Our core portfolio consists primarily of upper-upscale and luxury hotels and resorts located in major markets and resort locations that have dynamic demand generators and high barriers to entry. Most of our hotels are operated under well-recognized brands, such as Westin, Fairmont, Hilton, Doubletree, Embassy Suites, Renaissance, Marriott, Sheraton, Westin, Wyndham, Wyndham Grand and Holiday Inn, as well as premier independent hotels. We sell, acquire and re-brand hotels to increase our return on invested capital and to improve overall portfolio quality, enhance diversification and improve growth rates.
Hotel Sales: On an ongoing basis, we review each hotel in our portfolio in terms of projected performance, future capital expenditure requirements, market dynamics and concentration risk. We believe selling non-strategic hotels enhances our long-term growth, reduces future capital expenditures and enables management to focus on "core" long-term investments.
- In 2010, we announced our intention to sell our interests in 39 hotels.
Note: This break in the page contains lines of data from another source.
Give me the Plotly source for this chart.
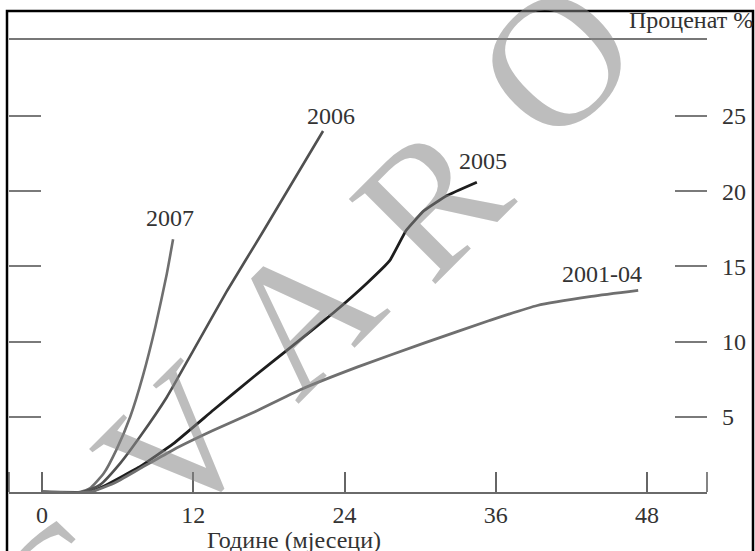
import plotly.graph_objects as go

# ---------------- data ----------------
months_2007 = [0, 3.0, 3.8, 4.9, 5.9, 7.0, 8.0, 9.0, 9.9, 10.4]
pct_2007 = [0, 0, 0.24, 1.24, 2.8, 5.0, 7.7, 11.0, 14.5, 16.8]

months_2006 = [0, 3.2, 4.6, 6.2, 7.8, 9.9, 12.0, 14.7, 17.6, 22.3]
pct_2006 = [0, 0, 0.47, 1.9, 3.7, 6.3, 9.4, 13.4, 17.4, 24.0]

months_2005 = [0, 3.8, 5.1, 7.8, 10.4, 13.6, 16.8, 19.7, 23.1, 25.8, 27.6, 28.9, 30.3, 32.1, 34.5]
pct_2005 = [0, 0, 0.47, 1.7, 3.2, 5.45, 7.66, 9.6, 11.9, 13.9, 15.4, 17.4, 18.7, 19.7, 20.6]

months_2001_04 = [0, 3.8, 5.7, 7.8, 10.4, 13.6, 16.8, 20.5, 25.0, 30.3, 35.5, 39.3, 43.6, 47.3]
pct_2001_04 = [0, 0, 0.58, 1.57, 2.8, 4.1, 5.3, 6.8, 8.3, 9.9, 11.4, 12.4, 13.0, 13.4]

series_names = ["2007", "2006", "2005", "2001-04"]
x_ticks = [0, 12, 24, 36, 48]
y_ticks = [5, 10, 15, 20, 25]
y_tick_text = ["5", "10", "15", "20", "25"]
x_title = "Године (мјесеци)"
y_title = "Проценат %"
watermark = ["V", "A", "R", "O", "C"]

# ---------------- layout helpers ----------------
W, H = 755, 551
def px(x):
    return x / W
def py(y):
    return 1 - y / H

FONT = "Liberation Serif, Times New Roman, serif"
ppm = (647 - 42) / 48.0       # pixels per month
ppu = (492 - 116) / 25.0      # pixels per percent
x_range = [(9 - 42) / ppm, (707 - 42) / ppm]
y_range = [0, (492 - 39) / ppu]

fig = go.Figure()

styles = [("#6f6f6f", 2.6, 0.5), ("#505050", 2.6, 0.5),
          ("#1e1e1e", 2.8, 0.3), ("#6f6f6f", 2.8, 0.5)]
data = [(months_2007, pct_2007), (months_2006, pct_2006),
        (months_2005, pct_2005), (months_2001_04, pct_2001_04)]
for (mx, vy), (col, w, sm), name in zip(data, styles, series_names):
    fig.add_trace(go.Scatter(x=mx, y=vy, mode="lines", name=name,
                             line=dict(color=col, width=w, shape="spline", smoothing=sm),
                             hoverinfo="skip", showlegend=False))

# invisible trace to activate right axis
fig.add_trace(go.Scatter(x=[months_2001_04[0]], y=[pct_2001_04[0]], yaxis="y2",
                         mode="markers", marker=dict(opacity=0), hoverinfo="skip",
                         showlegend=False))

tick_font = dict(family=FONT, size=24, color="#333333")

fig.update_layout(
    width=W, height=H,
    margin=dict(l=0, r=0, t=0, b=0),
    paper_bgcolor="white", plot_bgcolor="white",
    xaxis=dict(domain=[px(9), px(707)], range=x_range, tickvals=x_ticks,
               ticks="inside", ticklen=20, tickwidth=1.6, tickcolor="#666666",
               showline=True, linecolor="#6a6a6a", linewidth=2,
               showgrid=False, zeroline=False, tickfont=tick_font,
               anchor="y", fixedrange=True),
    yaxis=dict(domain=[py(492), py(39)], range=y_range, tickvals=y_ticks,
               ticks="inside", ticklen=32, tickwidth=1.6, tickcolor="#7a7a7a",
               showticklabels=False, showline=False, showgrid=False,
               zeroline=False, anchor="x", fixedrange=True),
    yaxis2=dict(overlaying="y", side="right", anchor="x", range=y_range,
                tickvals=y_ticks, ticktext=y_tick_text,
                ticks="inside", ticklen=32, tickwidth=1.6, tickcolor="#7a7a7a",
                showline=False, showgrid=False, zeroline=False,
                tickfont=tick_font, ticklabelstandoff=14, fixedrange=True),
)

shapes = [
    # top horizontal rule
    dict(type="line", xref="x domain", yref="y domain", x0=0, x1=1, y0=1, y1=1,
         line=dict(color="#777777", width=2)),
    # end ticks of the x axis
    dict(type="line", xref="x domain", yref="y domain", x0=0, x1=0, y0=0,
         y1=20 / (492 - 39), line=dict(color="#666666", width=1.6)),
    dict(type="line", xref="x domain", yref="y domain", x0=1, x1=1, y0=0,
         y1=20 / (492 - 39), line=dict(color="#666666", width=1.6)),
    # frame
    dict(type="rect", xref="paper", yref="paper", x0=px(7), x1=px(753),
         y0=-0.1, y1=py(11), line=dict(color="black", width=2.5)),
]
fig.update_layout(shapes=shapes)

ann = []
# watermark letters (rotated)
wm_pos = [(176, 444), (300, 313), (430, 200), (555, 60), (60, 595)]
for letter, (wx, wy) in zip(watermark, wm_pos):
    ann.append(dict(text=letter, xref="paper", yref="paper", x=px(wx), y=py(wy),
                    xanchor="center", yanchor="middle", showarrow=False,
                    textangle=-45,
                    font=dict(family=FONT, size=185, color="rgba(135,135,135,0.55)")))

label_font = dict(family=FONT, size=24, color="#333333")
label_pos = [(10.15, 18.25), (22.89, 24.98), (34.99, 22.0), (44.43, 14.49)]
for name, (lx, ly) in zip(series_names, label_pos):
    ann.append(dict(text=name, x=lx, y=ly, xref="x", yref="y", showarrow=False,
                    xanchor="center", yanchor="middle", font=label_font))

ann.append(dict(text=y_title, xref="paper", yref="paper", x=px(627), y=py(19.5),
                xanchor="left", yanchor="middle", showarrow=False, font=label_font))
ann.append(dict(text=x_title, xref="paper", yref="paper", x=px(294), y=py(540),
                xanchor="center", yanchor="middle", showarrow=False, font=label_font))
fig.update_layout(annotations=ann)

fig.write_html("out.html", config={"displayModeBar": False},
               post_script="document.body.style.margin='0';document.body.style.overflow='hidden';")
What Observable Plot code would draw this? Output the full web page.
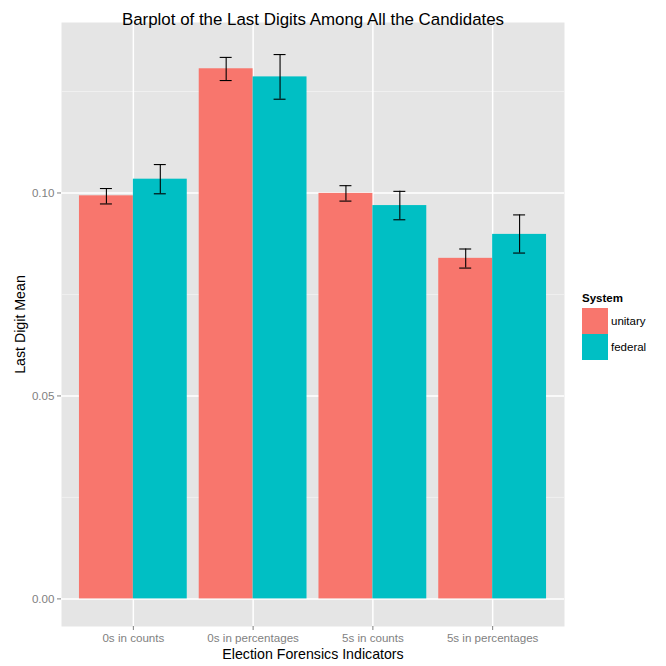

As of December 2012, we have sold 19 hotels for total gross proceeds of $429 million (our pro rata share was $387 million). Twenty non-strategic hotels remain to be sold.
- During 2013, we sold two hotels for total gross proceeds of $45 million.
- As of July 2013, we are marketing nine of the remaining 18 hotels and have three hotels under contract.
- The other nine non-strategic hotels are held in joint ventures, and we and our partners are analyzing the best timing to begin marketing those properties.
- We continually review opportunities to sell additional non-strategic hotels in the future and reinvest proceeds to earn a higher return on our investments.
Hotel Acquisitions: We only consider purchasing hotels that meet or exceed our strict investment criteria.
- We consider properties that are accretive to long-term stockholder value, are priced at a significant discount to replacement cost with investment returns that exceed our weighted average cost of capital and can provide attractive long-term yields.
- We seek high-quality hotels in major urban and resort markets with high barriers-to-entry and high growth potential, as typified by the recently-acquired hotels - the iconic Fairmont Copley Plaza, Royalton, Morgans and the Knickerbocker.
- We focus on properties that will improve the overall quality and diversity of our portfolio and increase our future growth.
- We also consider hotels that offer redevelopment and/or revenue enhancement opportunities that can further enhance returns on our investment.
Hotel Brand Conversions: We rebranded and repositioned eight, mid-scale, Holiday Inn properties with Wyndham Hotels & Resorts, effective March 1, 2013. Wyndham Hotel Group manages the hotels under long-term management agreements. The agreement includes a $100 million performance guaranty from Wyndham Worldwide Corporation over the initial 10-year terms which can be extended for an additional five years), with an annual performance guaranty of up to $21.5 million that ensures minimum annual NOI for the eight hotels. The management fee structure is more consistent with prevailing industry practices, and we expect to save approximately $50 million in management fees over the initial term. In effect, this agreement protects approximately 20 percent of FelCor's EBITDA from future lodging cycle fluctuations, in addition to providing a return on investment that is superior to the hotels' historical performance. Rebranding and repositioning these hotels demonstrates our efforts to execute our long-term value creation strategy, which includes moving more of our portfolio into the upper-upscale segment.
We seek to maximize revenue, market share, hotel operating margins and cash flow at every hotel. FelCor's asset management is aggressive and hands-on. All of our asset managers have extensive hotel operating experience and thorough knowledge of the markets and overall demand dynamics where our hotels operate. As a consequence, their interaction and credibility with our hotel managers is very effective. With our long-standing brand relationships, we have significant influence over how their policies and procedures (most notably, brand strategy on marketing and revenue enhancement programs) affect us, as hotel owners. In addition to working with our hotel managers to maximize hotel operating performance, we consider value-added enhancements at our hotels, such as use of public areas, new restaurant concepts and improved management of food and beverage operations.
Renovation and Redevelopment
We take a prudent approach to capital spending. Our plan involves efficiently maintaining our properties and limiting future fluctuations of expenditures while maximizing return on investment. We generally renovate between six to eight core hotels each year to maintain the competitive position and value of our hotels. In addition, we consider expansion or redevelopment opportunities at our properties that offer attractive risk-adjusted returns. Most recently, we redeveloped a former Crowne Plaza into the San Francisco Marriott Union Square. From 2007 (prior to redevelopment) to 2012, RevPAR and EBITDA at that hotel increased 53% to $182 and 370% to $6.9 million, respectively. In 2012, the hotel was recognized as Hotel of the Year, which honors the best hotel in the Marriott Hotels & Resorts brand across the Americas, and won the inaugural BLT (Breakthrough Leadership Training) Excellence award, recognizing leadership and accountability, as well as financial excellence and operational excellence awards. During 2012, we also completed redevelopments at the Fairmont Boston Copley Plaza and the Embassy Suites Myrtle Beach Oceanfront Resort. We are currently evaluating additional projects at several of its hotels that will provide future enhancements to stockholder value.